Steinway Buyer's Guide
Take your time when selecting your grand or upright piano. We want you to be able to enjoy it for a long time. For this reason we have put together many useful tips in a single Buyer's Guide, available here as a PDF for you to download:
In addition to your personal musical requirements, the size of the room where your upright or grand piano will stand is of crucial importance. Sound quality and volume are directly related to the size of the soundboard and the length of the strings. In other words, the larger the instrument is, the fuller its sound will be.
Upright or grand piano
If you have enough space and your budget allows it, you should choose a grand piano. Please be aware, however, that a top-class upright piano is always a better choice than an inferior grand.

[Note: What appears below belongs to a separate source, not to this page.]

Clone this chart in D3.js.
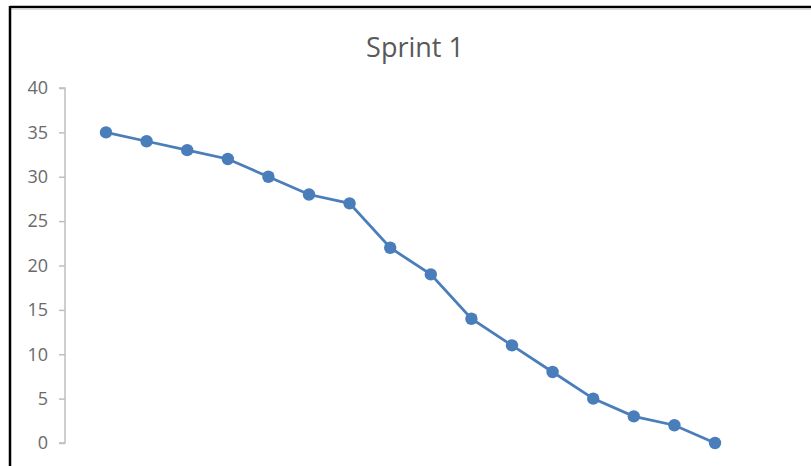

The essential difference between an upright and a grand, apart from the external appearance and size, is the position of the soundboard. In a grand piano, the soundboard and strings are positioned horizontally, whereas in an upright piano, they are positioned vertically. Thus, in a grand piano the action works with gravity and is more responsive than in an upright piano.
Caring for your piano
A regular service is important, and every piano owner should see this as an essential part of piano ownership. Three criteria are important for maintaining the sound of your piano: tuning, which brings the piano back to pitch; voicing, which affects the piano’s tone; and regulation, the adjustment of the action mechanism which affects the touch of the piano.
Tuning and voicing
The tuning and voicing of a piano are two different aspects that affect how it generates tones of optimal quality. When tuning a piano, you set the correct pitch for it by adjusting the tension of the strings, whereas when voicing it you determine the quality of each tone by, for example, taking a voicing tool and piercing its needle through the hammer felt.